### Task goal
From the first line of the data below through the line holding "const juneLabels = ['P5', 'P2', 'P10', 'P9', 'P8'];", output each line exactly and leave the pictures out.

### Source material
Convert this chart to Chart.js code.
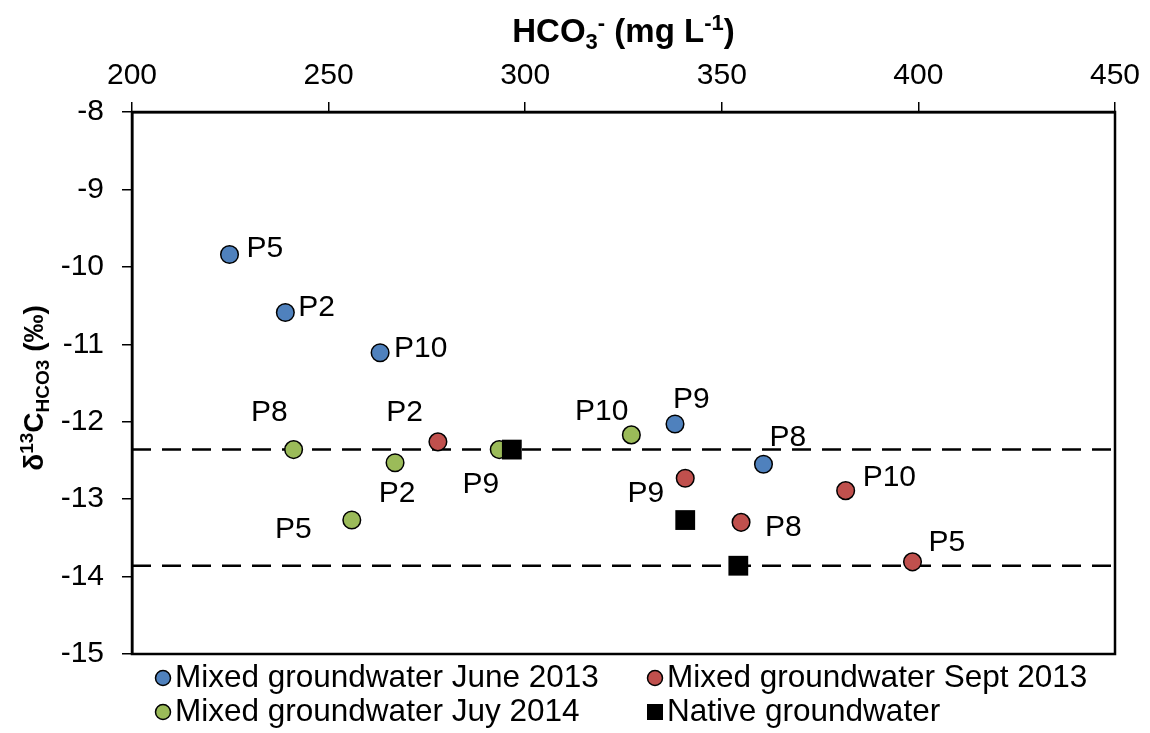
<!DOCTYPE html>
<html>
<head>
<meta charset="utf-8">
<script src="https://cdn.jsdelivr.net/npm/chart.js@4.4.1/dist/chart.umd.min.js"></script>
<style>
  html, body { margin: 0; padding: 0; background: #fff; }
  #wrap { width: 1150px; height: 733px; }
</style>
</head>
<body>
<div id="wrap"><canvas id="chart" width="1150" height="733"></canvas></div>
<script>
// --- data ---
const juneX = [224.8, 239.0, 263.1, 338.1, 360.6];
const juneY = [-9.84, -10.59, -11.11, -12.03, -12.55];
const juneLabels = ['P5', 'P2', 'P10', 'P9', 'P8'];

const septX = [277.8, 340.7, 354.9, 381.5, 398.5];
const septY = [-12.26, -12.73, -13.30, -12.89, -13.81];
const septLabels = ['P2', 'P9', 'P8', 'P10', 'P5'];

const julyX = [241.1, 266.9, 255.9, 293.4, 327.0];
const julyY = [-12.36, -12.53, -13.27, -12.36, -12.17];
const julyLabels = ['P8', 'P2', 'P5', 'P9', 'P10'];

const nativeX = [296.6, 340.7, 354.2];
const nativeY = [-12.36, -13.27, -13.86];

const refLevels = [-12.36, -13.86];
const xRange = [200, 450];
const yRange = [-15, -8];

const seriesNames = [
  'Mixed groundwater June 2013',
  'Mixed groundwater Sept 2013',
  'Mixed groundwater Juy 2014',
  'Native groundwater'
];

// label placement next to each point: [dx, dy, align]
const juneLabelPos = [[17, -6, 'left'], [13, -5, 'left'], [14, -4, 'left'], [-2, -24, 'left'], [6, -27, 'left']];
const septLabelPos = [[-15, -29, 'right'], [-21, 15, 'right'], [24, 5, 'left'], [17, -13, 'left'], [16, -19, 'left']];
const julyLabelPos = [[-6, -37, 'right'], [2, 31, 'center'], [-40, 10, 'right'], [0, 35, 'right'], [-3, -23, 'right']];

const FONT = '"Liberation Sans", Arial, sans-serif';
const BLUE = '#4F81BD', RED = '#C0504D', GREEN = '#9BBB59';

const toPts = (xs, ys) => xs.map((x, i) => ({ x: x, y: ys[i] }));

const pointSet = (label, xs, ys, color, order, labels, pos) => ({
  label: label,
  data: toPts(xs, ys),
  showLine: false,
  backgroundColor: color,
  borderColor: '#000',
  borderWidth: 1.5,
  pointRadius: 8.8,
  pointHoverRadius: 8.8,
  pointStyle: 'circle',
  order: order,
  pLabels: labels,
  pLabelPos: pos
});

const datasets = [
  pointSet(seriesNames[0], juneX, juneY, BLUE, 2, juneLabels, juneLabelPos),
  pointSet(seriesNames[1], septX, septY, RED, 2, septLabels, septLabelPos),
  pointSet(seriesNames[2], julyX, julyY, GREEN, 2, julyLabels, julyLabelPos),
  {
    label: seriesNames[3],
    data: toPts(nativeX, nativeY),
    showLine: false,
    backgroundColor: '#000',
    borderColor: '#000',
    borderWidth: 0,
    pointStyle: 'rect',
    pointRadius: 14,
    pointHoverRadius: 14,
    order: 0
  }
];
refLevels.forEach(v => {
  datasets.push({
    label: 'ref',
    data: [{ x: xRange[0], y: v }, { x: xRange[1], y: v }],
    showLine: true,
    borderColor: '#000',
    borderWidth: 2.5,
    borderDash: [19, 11],
    pointRadius: 0,
    fill: false,
    order: 9
  });
});

// draws a run of text pieces [text, size, dy] centred on x
function drawRich(ctx, parts, x, y) {
  let total = 0;
  parts.forEach(p => {
    ctx.font = 'bold ' + p[1] + 'px ' + FONT;
    total += ctx.measureText(p[0]).width;
  });
  let cx = x - total / 2;
  ctx.textAlign = 'left';
  ctx.textBaseline = 'alphabetic';
  parts.forEach(p => {
    ctx.font = 'bold ' + p[1] + 'px ' + FONT;
    ctx.fillText(p[0], cx, y + p[2]);
    cx += ctx.measureText(p[0]).width;
  });
}

const decorPlugin = {
  id: 'decor',
  afterDatasetsDraw(chart) {
    const ctx = chart.ctx;
    const a = chart.chartArea;
    ctx.save();
    // frame
    ctx.strokeStyle = '#000';
    ctx.lineWidth = 2.5;
    ctx.strokeRect(a.left, a.top, a.right - a.left, a.bottom - a.top);

    // point labels
    ctx.fillStyle = '#000';
    ctx.font = '30px ' + FONT;
    ctx.textBaseline = 'middle';
    chart.data.datasets.forEach((ds, di) => {
      if (!ds.pLabels) return;
      const meta = chart.getDatasetMeta(di);
      meta.data.forEach((el, i) => {
        const p = ds.pLabelPos[i];
        ctx.textAlign = p[2];
        ctx.fillText(ds.pLabels[i], el.x + p[0], el.y + p[1]);
      });
    });

    // axis titles
    const cx = (a.left + a.right) / 2;
    drawRich(ctx, [['HCO', 33, 0], ['3', 22, 7], ['-', 22, -12], [' (mg L', 33, 0], ['-1', 22, -12], [')', 33, 0]], cx, 42);

    ctx.save();
    ctx.translate(43, 388);
    ctx.rotate(-Math.PI / 2);
    drawRich(ctx, [['δ', 28, 0], ['13', 19, -10], ['C', 28, 0], ['HCO3', 19, 6], [' (‰)', 28, 0]], 0, 0);
    ctx.restore();

    // legend
    const items = [
      [0, 163, 678], [1, 655, 678], [2, 163, 712], [3, 655, 712]
    ];
    ctx.font = '31.5px ' + FONT;
    ctx.textAlign = 'left';
    ctx.textBaseline = 'middle';
    items.forEach(it => {
      const ds = chart.data.datasets[it[0]];
      ctx.fillStyle = ds.backgroundColor;
      ctx.strokeStyle = '#000';
      ctx.lineWidth = 1.5;
      if (ds.pointStyle === 'rect') {
        ctx.fillRect(it[1] - 8, it[2] - 8, 16, 16);
      } else {
        ctx.beginPath();
        ctx.arc(it[1], it[2], 7.5, 0, Math.PI * 2);
        ctx.fill();
        ctx.stroke();
      }
      ctx.fillStyle = '#000';
      ctx.fillText(ds.label, it[1] + 12, it[2]);
    });
    ctx.restore();
  }
};

new Chart(document.getElementById('chart'), {
  type: 'scatter',
  data: { datasets: datasets },
  options: {
    responsive: false,
    animation: false,
    events: [],
    layout: { padding: { left: 0, top: 0, right: 35, bottom: 79 } },
    plugins: {
      legend: { display: false },
      tooltip: { enabled: false }
    },
    scales: {
      x: {
        type: 'linear',
        position: 'top',
        min: xRange[0],
        max: xRange[1],
        ticks: { stepSize: 50, color: '#000', font: { size: 30, family: FONT }, padding: 8 },
        grid: { drawOnChartArea: false, drawTicks: true, tickLength: 10, color: '#000', lineWidth: 1.5 },
        border: { display: true, color: '#000', width: 2.5 },
        afterFit(s) { s.height = 112; s.paddingLeft = 0; s.paddingRight = 0; }
      },
      y: {
        type: 'linear',
        position: 'left',
        min: yRange[0],
        max: yRange[1],
        ticks: { stepSize: 1, color: '#000', font: { size: 30, family: FONT }, padding: 18 },
        grid: { drawOnChartArea: false, drawTicks: true, tickLength: 10, color: '#000', lineWidth: 1.5 },
        border: { display: true, color: '#000', width: 2.5 },
        afterFit(s) { s.width = 132; s.paddingTop = 0; s.paddingBottom = 0; }
      }
    }
  },
  plugins: [decorPlugin]
});
</script>
</body>
</html>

### Completed exercise
Convert this chart to Chart.js code.
<!DOCTYPE html>
<html>
<head>
<meta charset="utf-8">
<script src="https://cdn.jsdelivr.net/npm/chart.js@4.4.1/dist/chart.umd.min.js"></script>
<style>
  html, body { margin: 0; padding: 0; background: #fff; }
  #wrap { width: 1150px; height: 733px; }
</style>
</head>
<body>
<div id="wrap"><canvas id="chart" width="1150" height="733"></canvas></div>
<script>
// --- data ---
const juneX = [224.8, 239.0, 263.1, 338.1, 360.6];
const juneY = [-9.84, -10.59, -11.11, -12.03, -12.55];
const juneLabels = ['P5', 'P2', 'P10', 'P9', 'P8'];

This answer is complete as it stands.